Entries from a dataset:
──────────────────────────────
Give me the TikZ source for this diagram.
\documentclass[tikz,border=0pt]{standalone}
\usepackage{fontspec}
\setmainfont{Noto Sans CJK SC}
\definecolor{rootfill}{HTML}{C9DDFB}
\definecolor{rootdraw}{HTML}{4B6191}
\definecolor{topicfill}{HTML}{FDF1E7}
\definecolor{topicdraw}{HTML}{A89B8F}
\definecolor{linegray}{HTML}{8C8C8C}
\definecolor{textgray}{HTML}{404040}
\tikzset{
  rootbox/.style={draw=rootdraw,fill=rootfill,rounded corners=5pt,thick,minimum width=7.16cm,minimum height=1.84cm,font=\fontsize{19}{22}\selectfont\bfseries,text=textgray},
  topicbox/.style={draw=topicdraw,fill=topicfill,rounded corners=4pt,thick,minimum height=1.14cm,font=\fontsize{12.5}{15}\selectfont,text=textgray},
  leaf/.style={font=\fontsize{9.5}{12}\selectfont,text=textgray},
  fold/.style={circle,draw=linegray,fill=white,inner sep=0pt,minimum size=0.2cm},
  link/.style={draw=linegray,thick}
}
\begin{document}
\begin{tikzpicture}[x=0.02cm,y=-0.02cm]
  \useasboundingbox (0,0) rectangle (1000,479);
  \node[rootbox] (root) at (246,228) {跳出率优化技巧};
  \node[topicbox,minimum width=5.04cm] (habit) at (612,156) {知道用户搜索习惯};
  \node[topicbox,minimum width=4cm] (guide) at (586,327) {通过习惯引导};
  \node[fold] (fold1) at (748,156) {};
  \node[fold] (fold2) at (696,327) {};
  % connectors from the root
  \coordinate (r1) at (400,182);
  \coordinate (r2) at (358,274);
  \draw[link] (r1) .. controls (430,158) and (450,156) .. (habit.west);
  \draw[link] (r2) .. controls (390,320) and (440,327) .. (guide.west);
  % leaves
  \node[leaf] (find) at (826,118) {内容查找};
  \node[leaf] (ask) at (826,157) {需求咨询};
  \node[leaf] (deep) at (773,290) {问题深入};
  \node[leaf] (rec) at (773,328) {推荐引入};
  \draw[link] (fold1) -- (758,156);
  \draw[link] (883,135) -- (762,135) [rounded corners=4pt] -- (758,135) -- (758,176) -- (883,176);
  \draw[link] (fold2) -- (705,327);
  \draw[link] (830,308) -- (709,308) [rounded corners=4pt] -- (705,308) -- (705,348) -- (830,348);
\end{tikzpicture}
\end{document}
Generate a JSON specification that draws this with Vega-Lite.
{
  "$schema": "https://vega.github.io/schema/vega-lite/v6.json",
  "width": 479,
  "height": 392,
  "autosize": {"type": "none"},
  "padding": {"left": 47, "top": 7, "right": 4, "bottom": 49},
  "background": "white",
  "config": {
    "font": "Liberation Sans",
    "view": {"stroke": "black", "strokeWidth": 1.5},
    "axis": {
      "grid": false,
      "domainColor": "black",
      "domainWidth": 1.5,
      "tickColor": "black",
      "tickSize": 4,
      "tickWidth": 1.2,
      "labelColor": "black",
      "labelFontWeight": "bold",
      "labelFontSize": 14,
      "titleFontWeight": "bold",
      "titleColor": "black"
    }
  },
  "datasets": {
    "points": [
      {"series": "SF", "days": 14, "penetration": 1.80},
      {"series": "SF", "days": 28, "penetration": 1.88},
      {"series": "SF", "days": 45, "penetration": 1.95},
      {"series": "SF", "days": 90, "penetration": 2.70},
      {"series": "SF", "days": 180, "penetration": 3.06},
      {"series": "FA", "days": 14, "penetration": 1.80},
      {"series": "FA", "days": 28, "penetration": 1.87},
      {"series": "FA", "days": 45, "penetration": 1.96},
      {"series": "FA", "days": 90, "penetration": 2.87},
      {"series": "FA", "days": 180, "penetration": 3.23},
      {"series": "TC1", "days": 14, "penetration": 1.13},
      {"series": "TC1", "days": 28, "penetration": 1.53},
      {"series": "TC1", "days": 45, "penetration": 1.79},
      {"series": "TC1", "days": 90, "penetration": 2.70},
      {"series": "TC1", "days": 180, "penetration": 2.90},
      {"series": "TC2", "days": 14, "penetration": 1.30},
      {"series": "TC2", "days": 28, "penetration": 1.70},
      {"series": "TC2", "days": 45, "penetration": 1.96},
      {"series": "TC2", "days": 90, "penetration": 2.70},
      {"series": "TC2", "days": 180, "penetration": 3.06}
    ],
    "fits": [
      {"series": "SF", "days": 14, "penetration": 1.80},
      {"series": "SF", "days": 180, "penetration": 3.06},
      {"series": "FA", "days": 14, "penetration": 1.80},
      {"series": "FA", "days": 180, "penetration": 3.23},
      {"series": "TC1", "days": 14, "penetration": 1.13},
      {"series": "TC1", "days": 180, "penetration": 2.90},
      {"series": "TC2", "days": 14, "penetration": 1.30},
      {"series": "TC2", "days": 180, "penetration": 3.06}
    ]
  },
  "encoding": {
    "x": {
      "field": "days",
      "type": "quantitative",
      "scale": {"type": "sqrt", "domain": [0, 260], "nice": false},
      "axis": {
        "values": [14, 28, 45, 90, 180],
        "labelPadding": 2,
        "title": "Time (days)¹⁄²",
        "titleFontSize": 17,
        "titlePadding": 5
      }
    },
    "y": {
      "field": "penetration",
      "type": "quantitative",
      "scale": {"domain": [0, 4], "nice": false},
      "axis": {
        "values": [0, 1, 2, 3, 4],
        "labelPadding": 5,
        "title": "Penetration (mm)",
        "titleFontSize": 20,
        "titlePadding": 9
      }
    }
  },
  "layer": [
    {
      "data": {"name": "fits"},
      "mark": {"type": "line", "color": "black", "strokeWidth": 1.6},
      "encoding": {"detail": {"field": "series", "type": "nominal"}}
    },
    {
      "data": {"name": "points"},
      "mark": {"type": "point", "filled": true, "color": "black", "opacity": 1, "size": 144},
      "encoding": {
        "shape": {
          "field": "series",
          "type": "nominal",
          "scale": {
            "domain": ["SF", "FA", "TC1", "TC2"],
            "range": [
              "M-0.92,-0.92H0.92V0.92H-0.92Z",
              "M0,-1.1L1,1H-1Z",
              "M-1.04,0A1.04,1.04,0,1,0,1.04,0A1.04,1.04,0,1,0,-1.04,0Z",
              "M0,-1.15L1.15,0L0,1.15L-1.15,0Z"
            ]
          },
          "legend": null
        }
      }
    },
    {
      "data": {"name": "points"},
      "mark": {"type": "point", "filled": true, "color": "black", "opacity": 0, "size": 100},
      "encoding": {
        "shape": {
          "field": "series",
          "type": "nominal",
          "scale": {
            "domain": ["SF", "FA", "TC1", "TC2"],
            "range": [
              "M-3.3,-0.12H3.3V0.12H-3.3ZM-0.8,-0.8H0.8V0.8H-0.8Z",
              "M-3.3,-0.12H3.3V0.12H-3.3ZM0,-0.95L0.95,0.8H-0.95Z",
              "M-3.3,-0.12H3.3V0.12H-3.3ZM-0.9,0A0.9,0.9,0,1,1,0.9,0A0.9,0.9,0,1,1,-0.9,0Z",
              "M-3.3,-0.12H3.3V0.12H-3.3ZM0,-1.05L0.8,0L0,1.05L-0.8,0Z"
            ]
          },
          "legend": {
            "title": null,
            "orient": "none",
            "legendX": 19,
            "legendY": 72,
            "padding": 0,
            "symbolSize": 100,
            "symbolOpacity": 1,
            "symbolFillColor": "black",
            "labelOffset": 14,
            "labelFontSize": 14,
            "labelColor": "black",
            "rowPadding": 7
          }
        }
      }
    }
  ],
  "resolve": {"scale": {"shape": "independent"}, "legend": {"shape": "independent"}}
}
──────────────────────────────
**Prompt:**
Give every line of the material again, exactly as it reads.

**Output of the task:**
Give me the TikZ source for this diagram.
\documentclass[tikz,border=0pt]{standalone}
\usepackage{fontspec}
\setmainfont{Noto Sans CJK SC}
\definecolor{rootfill}{HTML}{C9DDFB}
\definecolor{rootdraw}{HTML}{4B6191}
\definecolor{topicfill}{HTML}{FDF1E7}
\definecolor{topicdraw}{HTML}{A89B8F}
\definecolor{linegray}{HTML}{8C8C8C}
\definecolor{textgray}{HTML}{404040}
\tikzset{
  rootbox/.style={draw=rootdraw,fill=rootfill,rounded corners=5pt,thick,minimum width=7.16cm,minimum height=1.84cm,font=\fontsize{19}{22}\selectfont\bfseries,text=textgray},
  topicbox/.style={draw=topicdraw,fill=topicfill,rounded corners=4pt,thick,minimum height=1.14cm,font=\fontsize{12.5}{15}\selectfont,text=textgray},
  leaf/.style={font=\fontsize{9.5}{12}\selectfont,text=textgray},
  fold/.style={circle,draw=linegray,fill=white,inner sep=0pt,minimum size=0.2cm},
  link/.style={draw=linegray,thick}
}
\begin{document}
\begin{tikzpicture}[x=0.02cm,y=-0.02cm]
  \useasboundingbox (0,0) rectangle (1000,479);
  \node[rootbox] (root) at (246,228) {跳出率优化技巧};
  \node[topicbox,minimum width=5.04cm] (habit) at (612,156) {知道用户搜索习惯};
  \node[topicbox,minimum width=4cm] (guide) at (586,327) {通过习惯引导};
  \node[fold] (fold1) at (748,156) {};
  \node[fold] (fold2) at (696,327) {};
  % connectors from the root
  \coordinate (r1) at (400,182);
  \coordinate (r2) at (358,274);
  \draw[link] (r1) .. controls (430,158) and (450,156) .. (habit.west);
  \draw[link] (r2) .. controls (390,320) and (440,327) .. (guide.west);
  % leaves
  \node[leaf] (find) at (826,118) {内容查找};
  \node[leaf] (ask) at (826,157) {需求咨询};
  \node[leaf] (deep) at (773,290) {问题深入};
  \node[leaf] (rec) at (773,328) {推荐引入};
  \draw[link] (fold1) -- (758,156);
  \draw[link] (883,135) -- (762,135) [rounded corners=4pt] -- (758,135) -- (758,176) -- (883,176);
  \draw[link] (fold2) -- (705,327);
  \draw[link] (830,308) -- (709,308) [rounded corners=4pt] -- (705,308) -- (705,348) -- (830,348);
\end{tikzpicture}
\end{document}
Generate a JSON specification that draws this with Vega-Lite.
{
  "$schema": "https://vega.github.io/schema/vega-lite/v6.json",
  "width": 479,
  "height": 392,
  "autosize": {"type": "none"},
  "padding": {"left": 47, "top": 7, "right": 4, "bottom": 49},
  "background": "white",
  "config": {
    "font": "Liberation Sans",
    "view": {"stroke": "black", "strokeWidth": 1.5},
    "axis": {
      "grid": false,
      "domainColor": "black",
      "domainWidth": 1.5,
      "tickColor": "black",
      "tickSize": 4,
      "tickWidth": 1.2,
      "labelColor": "black",
      "labelFontWeight": "bold",
      "labelFontSize": 14,
      "titleFontWeight": "bold",
      "titleColor": "black"
    }
  },
  "datasets": {
    "points": [
      {"series": "SF", "days": 14, "penetration": 1.80},
      {"series": "SF", "days": 28, "penetration": 1.88},
      {"series": "SF", "days": 45, "penetration": 1.95},
      {"series": "SF", "days": 90, "penetration": 2.70},
      {"series": "SF", "days": 180, "penetration": 3.06},
      {"series": "FA", "days": 14, "penetration": 1.80},
      {"series": "FA", "days": 28, "penetration": 1.87},
      {"series": "FA", "days": 45, "penetration": 1.96},
      {"series": "FA", "days": 90, "penetration": 2.87},
      {"series": "FA", "days": 180, "penetration": 3.23},
      {"series": "TC1", "days": 14, "penetration": 1.13},
      {"series": "TC1", "days": 28, "penetration": 1.53},
      {"series": "TC1", "days": 45, "penetration": 1.79},
      {"series": "TC1", "days": 90, "penetration": 2.70},
      {"series": "TC1", "days": 180, "penetration": 2.90},
      {"series": "TC2", "days": 14, "penetration": 1.30},
      {"series": "TC2", "days": 28, "penetration": 1.70},
      {"series": "TC2", "days": 45, "penetration": 1.96},
      {"series": "TC2", "days": 90, "penetration": 2.70},
      {"series": "TC2", "days": 180, "penetration": 3.06}
    ],
    "fits": [
      {"series": "SF", "days": 14, "penetration": 1.80},
      {"series": "SF", "days": 180, "penetration": 3.06},
      {"series": "FA", "days": 14, "penetration": 1.80},
      {"series": "FA", "days": 180, "penetration": 3.23},
      {"series": "TC1", "days": 14, "penetration": 1.13},
      {"series": "TC1", "days": 180, "penetration": 2.90},
      {"series": "TC2", "days": 14, "penetration": 1.30},
      {"series": "TC2", "days": 180, "penetration": 3.06}
    ]
  },
  "encoding": {
    "x": {
      "field": "days",
      "type": "quantitative",
      "scale": {"type": "sqrt", "domain": [0, 260], "nice": false},
      "axis": {
        "values": [14, 28, 45, 90, 180],
        "labelPadding": 2,
        "title": "Time (days)¹⁄²",
        "titleFontSize": 17,
        "titlePadding": 5
      }
    },
    "y": {
      "field": "penetration",
      "type": "quantitative",
      "scale": {"domain": [0, 4], "nice": false},
      "axis": {
        "values": [0, 1, 2, 3, 4],
        "labelPadding": 5,
        "title": "Penetration (mm)",
        "titleFontSize": 20,
        "titlePadding": 9
      }
    }
  },
  "layer": [
    {
      "data": {"name": "fits"},
      "mark": {"type": "line", "color": "black", "strokeWidth": 1.6},
      "encoding": {"detail": {"field": "series", "type": "nominal"}}
    },
    {
      "data": {"name": "points"},
      "mark": {"type": "point", "filled": true, "color": "black", "opacity": 1, "size": 144},
      "encoding": {
        "shape": {
          "field": "series",
          "type": "nominal",
          "scale": {
            "domain": ["SF", "FA", "TC1", "TC2"],
            "range": [
              "M-0.92,-0.92H0.92V0.92H-0.92Z",
              "M0,-1.1L1,1H-1Z",
              "M-1.04,0A1.04,1.04,0,1,0,1.04,0A1.04,1.04,0,1,0,-1.04,0Z",
              "M0,-1.15L1.15,0L0,1.15L-1.15,0Z"
            ]
          },
          "legend": null
        }
      }
    },
    {
      "data": {"name": "points"},
      "mark": {"type": "point", "filled": true, "color": "black", "opacity": 0, "size": 100},
      "encoding": {
        "shape": {
          "field": "series",
          "type": "nominal",
          "scale": {
            "domain": ["SF", "FA", "TC1", "TC2"],
            "range": [
              "M-3.3,-0.12H3.3V0.12H-3.3ZM-0.8,-0.8H0.8V0.8H-0.8Z",
              "M-3.3,-0.12H3.3V0.12H-3.3ZM0,-0.95L0.95,0.8H-0.95Z",
              "M-3.3,-0.12H3.3V0.12H-3.3ZM-0.9,0A0.9,0.9,0,1,1,0.9,0A0.9,0.9,0,1,1,-0.9,0Z",
              "M-3.3,-0.12H3.3V0.12H-3.3ZM0,-1.05L0.8,0L0,1.05L-0.8,0Z"
            ]
          },
          "legend": {
            "title": null,
            "orient": "none",
            "legendX": 19,
            "legendY": 72,
            "padding": 0,
            "symbolSize": 100,
            "symbolOpacity": 1,
            "symbolFillColor": "black",
            "labelOffset": 14,
            "labelFontSize": 14,
            "labelColor": "black",
            "rowPadding": 7
          }
        }
      }
    }
  ],
  "resolve": {"scale": {"shape": "independent"}, "legend": {"shape": "independent"}}
}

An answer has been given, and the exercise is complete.